Avant cette annonce, M. Poutine avait rencontré en tête à tête certains membres du groupe des pays les plus riches du monde, dont son adversaire David Cameron, et François Hollande.
Avec le premier, il a échangé une poignée de mains devant la presse mais ils n'ont pas commencé à parler publiquement, préférant un entretien à huis clos en marge du sommet, signe d'une grande tension selon les médias russes.
Un porte-parole du Kremlin a déclaré à l'issue de cette rencontre que les deux hommes avaient exprimé "un intérêt pour la restauration des liens (entre la Russie et l'Ouest) et l'adoption de mesures efficaces pour régler la crise ukrainienne, ce qui facilitera l'abandon de sentiments conflictuels".
Les médias britanniques ont eux cité une source proche de Downing Street affirmant que M. Cameron "a été clair". Soit l'accord de Minsk du 5 septembre sur un cessez-le-feu est appliqué et cela améliorera les relations. "Ou bien nous pouvons voir les choses d'une manière très différente en termes de relations entre la Russie et le Royaume-Uni, l'Europe et les Etats-Unis".
La Grande-Bretagne avait déjà menacé vendredi la Russie de nouvelles sanctions internationales.
En revanche, avec François Hollande, les deux hommes ont commencé à dialoguer devant les journalistes, appelant à l'apaisement, alors que Paris et Moscou sont en litige sur la livraison à la Russie, suspendue par la France, de navires de guerre Mistral.

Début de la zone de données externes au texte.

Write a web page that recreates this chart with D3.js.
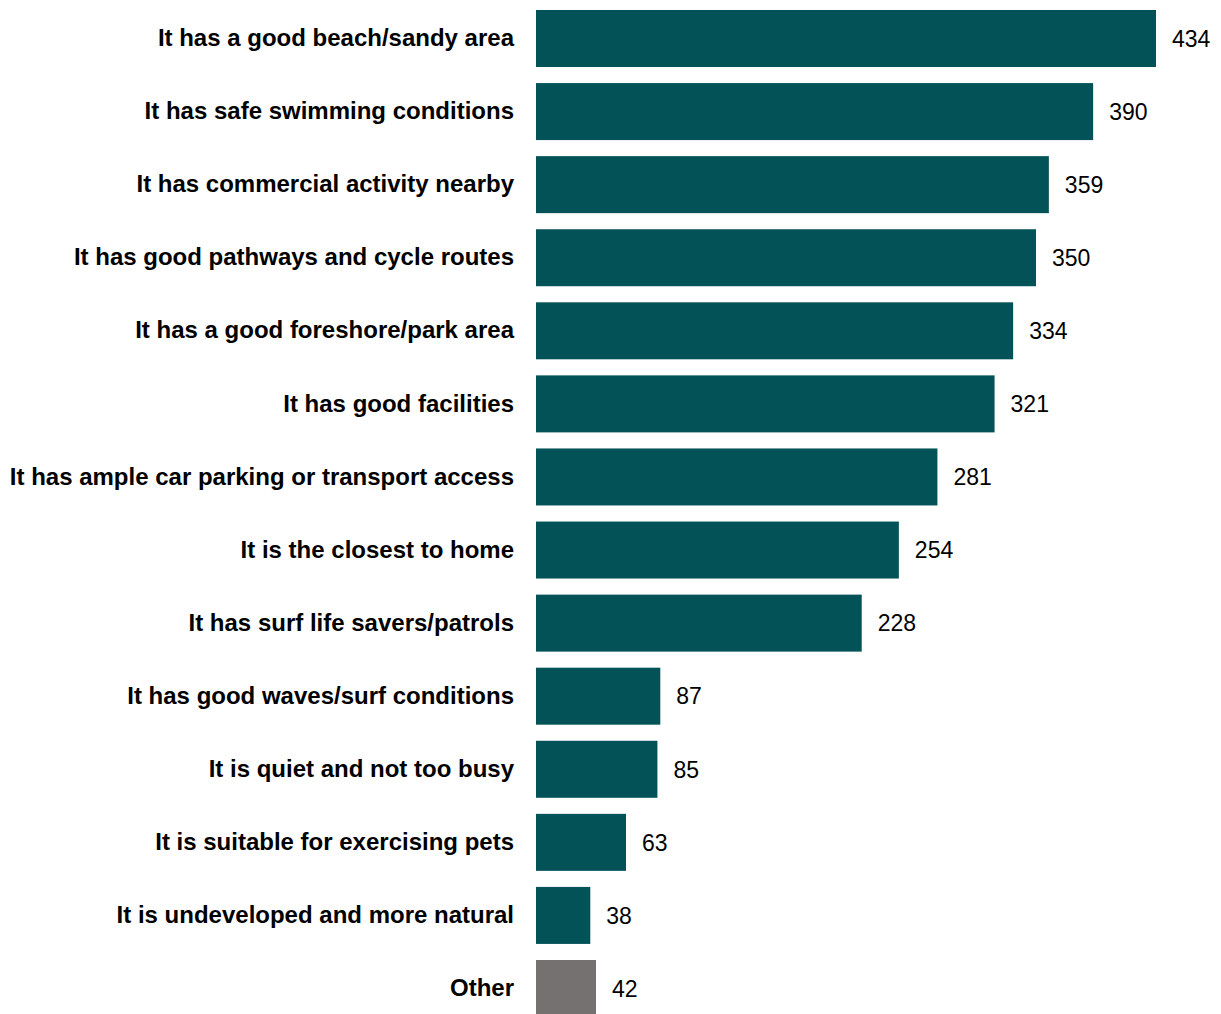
<!DOCTYPE html>
<html><head><meta charset="utf-8">
<script src="https://cdn.jsdelivr.net/npm/d3@7"></script>
<style>html,body{margin:0;padding:0;background:#fff;}svg{display:block;}</style>
</head><body>
<svg id="chart" width="1221" height="1014"></svg>
<script>
const categories = [
  "It has a good beach/sandy area",
  "It has safe swimming conditions",
  "It has commercial activity nearby",
  "It has good pathways and cycle routes",
  "It has a good foreshore/park area",
  "It has good facilities",
  "It has ample car parking or transport access",
  "It is the closest to home",
  "It has surf life savers/patrols",
  "It has good waves/surf conditions",
  "It is quiet and not too busy",
  "It is suitable for exercising pets",
  "It is undeveloped and more natural",
  "Other"
];
const values = [434, 390, 359, 350, 334, 321, 281, 254, 228, 87, 85, 63, 38, 42];
const highlight = ["Other"];

const data = categories.map((c, i) => ({cat: c, val: values[i]}));
const svg = d3.select("#chart");
const x0 = 536;
const x = d3.scaleLinear().domain([0, 434]).range([x0, 1156]);
const y = d3.scaleBand().domain(categories).range([10, 1017]).paddingInner(0.22).paddingOuter(0);

svg.selectAll("rect.bar").data(data).join("rect")
  .attr("class", "bar")
  .attr("x", x(0))
  .attr("y", d => y(d.cat))
  .attr("width", d => x(d.val) - x(0))
  .attr("height", y.bandwidth())
  .attr("fill", d => highlight.includes(d.cat) ? "#767171" : "#035257");

svg.selectAll("text.lab").data(data).join("text")
  .attr("class", "lab")
  .attr("x", 514)
  .attr("y", d => y(d.cat) + y.bandwidth() / 2)
  .attr("dy", "0.32em")
  .attr("text-anchor", "end")
  .attr("font-family", "Liberation Sans, Arial, sans-serif")
  .attr("font-weight", "bold")
  .attr("font-size", 24)
  .attr("fill", "#000")
  .text(d => d.cat);

svg.selectAll("text.val").data(data).join("text")
  .attr("class", "val")
  .attr("x", d => x(d.val) + 16)
  .attr("y", d => y(d.cat) + y.bandwidth() / 2)
  .attr("dy", "0.36em")
  .attr("font-family", "Liberation Sans, Arial, sans-serif")
  .attr("font-size", 23)
  .attr("fill", "#000")
  .text(d => d.val);
</script>
</body></html>
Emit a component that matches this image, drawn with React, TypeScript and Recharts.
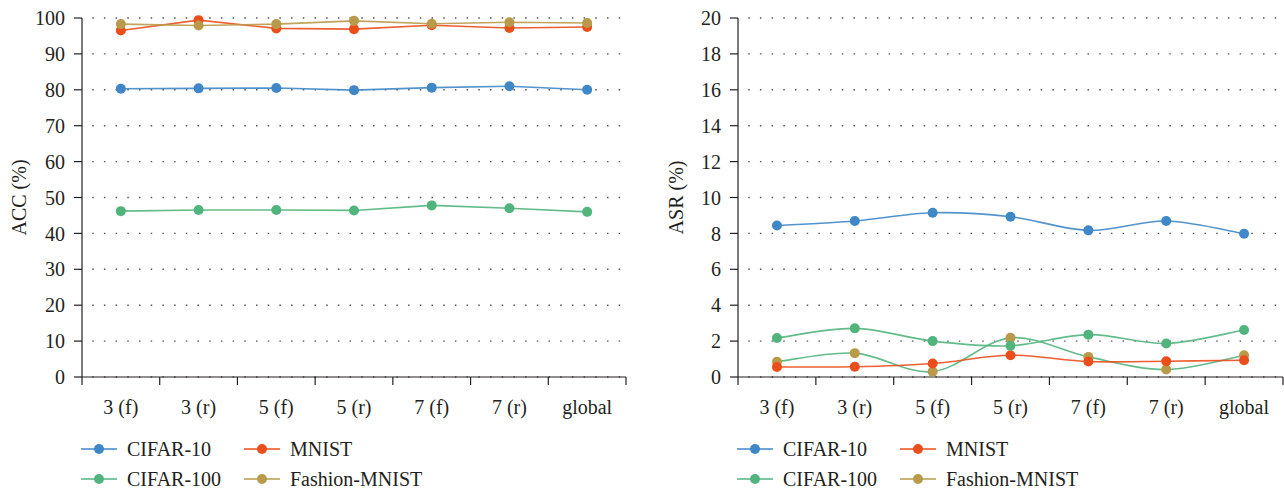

"Il faut faire tout notre possible pour minimiser les risques et les conséquences négatives pour nos relations bilatérales", a déclaré Vladimir Poutinedans ses premiers échanges avec M. Hollande.
Selon une source française, les deux hommes n'ont pas parlé du Mistral.

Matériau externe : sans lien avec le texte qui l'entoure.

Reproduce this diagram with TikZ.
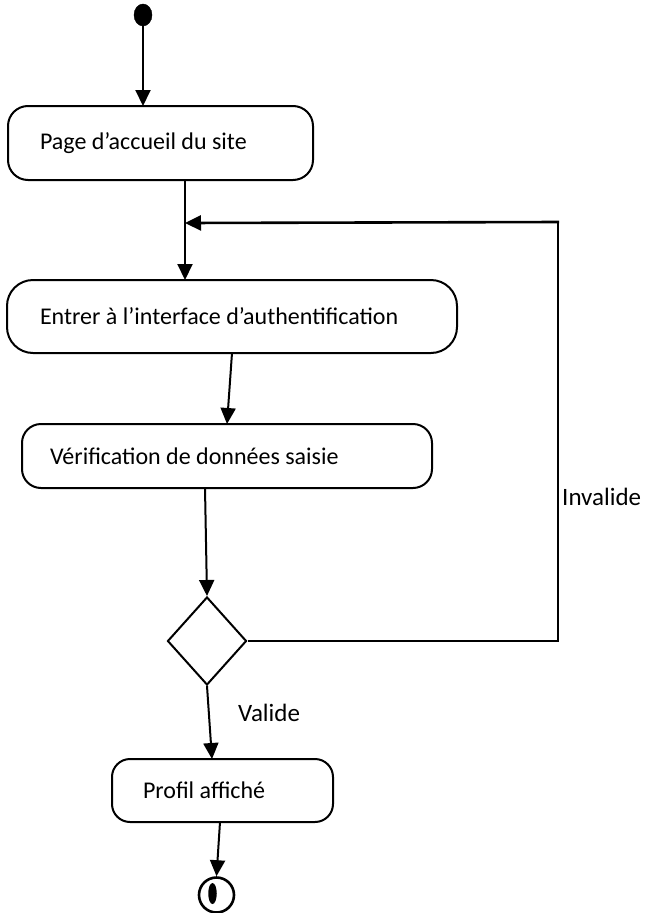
\documentclass[tikz,border=0pt]{standalone}
\usepackage{fontspec}
\setmainfont{Carlito}
\usetikzlibrary{arrows.meta,shapes.geometric}
\begin{document}
\begin{tikzpicture}[x=1pt,y=-1pt,
  every node/.style={font=\fontsize{24}{27}\selectfont},
  actbox/.style={draw,line width=2pt,rectangle,align=flush left,anchor=center},
  flow/.style={line width=2pt,-{Triangle[width=15pt,length=16pt]}},
  thin/.style={line width=1.6pt},
  lbl/.style={font=\fontsize{25}{28}\selectfont,inner sep=0pt}]
\useasboundingbox (0,0) rectangle (646,913);
% initial state
\node[draw,fill=black,ellipse,minimum width=18pt,minimum height=22pt,inner sep=0pt] (init) at (143,15) {};
% activities
\node[actbox,rounded corners=20pt,minimum width=305pt,minimum height=74pt,text width=241pt] (b1) at (160.5,143) {Page d’accueil du site};
\node[actbox,rounded corners=26pt,minimum width=450pt,minimum height=73pt,text width=384pt] (b2) at (232,316.5) {Entrer à l’interface d’authentification};
\node[actbox,rounded corners=19pt,minimum width=410pt,minimum height=64pt,text width=354pt] (b3) at (227,456) {Vérification de données saisie};
\node[actbox,rounded corners=18pt,minimum width=221pt,minimum height=63pt,text width=159pt] (b4) at (222.5,790.5) {Profil affiché};
% decision
\node[draw,line width=2pt,diamond,minimum width=79pt,minimum height=88pt,inner sep=0pt] (dec) at (207,641) {};
% final state
\node[draw,circle,line width=2.6pt,minimum size=35pt,inner sep=0pt] (fin) at (216.5,895) {};
\node[fill=black,ellipse,minimum width=8.5pt,minimum height=21pt,inner sep=0pt] (finin) at (212.5,893.5) {};
% junction points
\coordinate (j1) at (185,223);
\coordinate (c1) at (558,222);
\coordinate (c2) at (558,641);
% connectors
\draw[flow] (init.south) -- (143,106);
\draw[line width=2pt] (185,180) -- (j1);
\draw[flow] (j1) -- (185,280);
\draw[flow] (232,353) -- (227,424);
\draw[flow] (205,488) -- (dec.north);
\draw[flow] (dec.south) -- (212,759);
\draw[flow] (220,822) -- (fin.north);
\draw[thin] (dec.east) -- (c2) -- (c1);
\draw[line width=2.6pt,-{Triangle[width=15pt,length=16pt]}] (559,222) -- (j1);
% labels
\node[lbl,anchor=west] (inv) at (562,497) {Invalide};
\node[lbl,anchor=west] (val) at (238,713) {Valide};
\end{tikzpicture}
\end{document}
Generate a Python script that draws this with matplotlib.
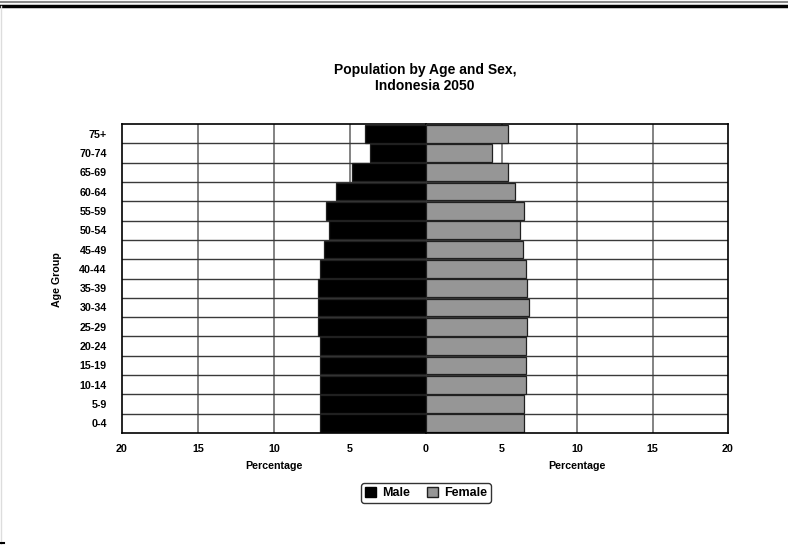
import matplotlib
matplotlib.use("Agg")
import matplotlib.pyplot as plt
from matplotlib.lines import Line2D
from matplotlib.patches import Patch

plt.rcParams['font.family'] = ['Liberation Sans', 'DejaVu Sans']
plt.rcParams['font.weight'] = 'bold'

age_groups = ["0-4", "5-9", "10-14", "15-19", "20-24", "25-29", "30-34", "35-39",
              "40-44", "45-49", "50-54", "55-59", "60-64", "65-69", "70-74", "75+"]
male = [7.0, 7.0, 7.0, 7.0, 7.0, 7.1, 7.1, 7.1, 7.0, 6.7, 6.4, 6.6, 5.9, 4.9, 3.7, 4.0]
female = [6.5, 6.5, 6.6, 6.6, 6.6, 6.7, 6.8, 6.7, 6.6, 6.4, 6.2, 6.5, 5.9, 5.4, 4.4, 5.4]
x_ticks = [0, 5, 10, 15, 20]

W, H = 788, 545
fig = plt.figure(figsize=(W / 100, H / 100), dpi=100)
fig.patch.set_facecolor('white')

def px_axes(x0, y0, x1, y1):
    return fig.add_axes([x0 / W, 1 - y1 / H, (x1 - x0) / W, (y1 - y0) / H])

ax_m = px_axes(122, 124, 426, 433)
ax_f = px_axes(426, 124, 728, 433)

FS = 7.7
ypos = list(range(len(age_groups)))
for ax, vals, color in ((ax_m, male, 'black'), (ax_f, female, '#969696')):
    ax.set_xlim(0, 20)
    ax.set_ylim(-0.5, len(age_groups) - 0.5)
    for xv in x_ticks[1:-1]:
        ax.axvline(xv, color='#7a7a7a', lw=1.3, zorder=1)
    for k in range(len(age_groups) - 1):
        ax.axhline(k + 0.5, color='#3a3a3a', lw=1.0, zorder=1)
    ax.barh(ypos, vals, height=0.92, color=color, edgecolor='#202020',
            linewidth=0.9, zorder=2)
    ax.set_xticks(x_ticks)
    ax.tick_params(length=0, labelsize=FS, pad=8)
    for s in ax.spines.values():
        s.set_linewidth(1.2)
        s.set_color('black')
    ax.set_xlabel("Percentage", fontsize=FS, fontweight='bold', labelpad=5)

ax_m.invert_xaxis()
ax_m.spines['right'].set_visible(False)
ax_f.spines['left'].set_visible(False)
ax_m.set_yticks(ypos)
ax_m.set_yticklabels(age_groups, fontsize=FS, fontweight='bold')
ax_m.tick_params(axis='y', pad=11)
ax_f.set_yticks([])
ax_f.set_xticklabels(["", "5", "10", "15", "20"])
for lab in ax_m.get_xticklabels() + ax_f.get_xticklabels():
    lab.set_fontweight('bold')

fig.text(57 / W, 1 - 280 / H, "Age Group", rotation=90, ha='center', va='center',
         fontsize=FS, fontweight='bold')
fig.text(425 / W, 1 - 78 / H, "Population by Age and Sex,\nIndonesia 2050",
         ha='center', va='center', fontsize=10, fontweight='bold', linespacing=1.2)

handles = [Patch(facecolor='black', edgecolor='black', label='Male'),
           Patch(facecolor='#969696', edgecolor='#202020', label='Female')]
leg = fig.legend(handles=handles, loc='center', bbox_to_anchor=(426 / W, 1 - 493 / H),
                 ncol=2, frameon=True, fancybox=True, handlelength=0.85,
                 handleheight=0.85, handletextpad=0.5, columnspacing=1.4,
                 borderpad=0.3, prop={'weight': 'bold', 'size': 9})
leg.get_frame().set_edgecolor('black')
leg.get_frame().set_linewidth(1.0)

# page frame lines
fig.add_artist(Line2D([0, 1], [1 - 1.5 / H, 1 - 1.5 / H], color='#888888', lw=1.5))
fig.add_artist(Line2D([0, 1], [1 - 6 / H, 1 - 6 / H], color='black', lw=2.5))
fig.add_artist(Line2D([0.5 / W, 0.5 / W], [0, 1 - 6 / H], color='#dddddd', lw=1))
fig.add_artist(Line2D([0, 4 / W], [1 - 543 / H, 1 - 543 / H], color='black', lw=1.5))

fig.savefig("out.png", dpi=100, facecolor='white')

Ces échanges diplomatiques ont éclipsé les autres temps forts de cette première journée du sommet de Brisbane, où environ un millier d'opposants ont manifesté dans le calme: la relance de la croissance, le climat et Ebola.
Sur le climat, l'hôte australien n'avait pas souhaité en faire une de ses priorités, mais Barack Obama en a décidé autrement le mettant au coeur des débats, et la place de la lutte contre le changement climatique dans le communiqué final prévu dimanche est ardue, selon plusieurs sources proches des délégations.
"Si la Chine et les Etats-Unis peuvent se mettre d'accord à ce propos, alors le monde peut trouver un accord", a déclaré à l'université de Brisbane M. Obama, qui surfe sur les questions climatiques depuis l'annonce surprise mercredi d'un accord avec la Chine pour réduire les émissions de gaz à effet de serre.
L'Australie, elle, veut parler de croissance: "Quand vous observez le monde, il y a plein de difficultés (...), mais le message que nous devrions donner au cours de ces deux jours est un message d'espoir et d'optimisme: oui notre monde peut avoir de la croissance", a déclaré M. Abbott samedi.
Barack Obama a lui aussi insisté sur l'importance de doper l'activité. "On ne peut pas s'attendre à ce que les Etats-Unis portent l'économie mondiale sur leur dos", a-t-il dit.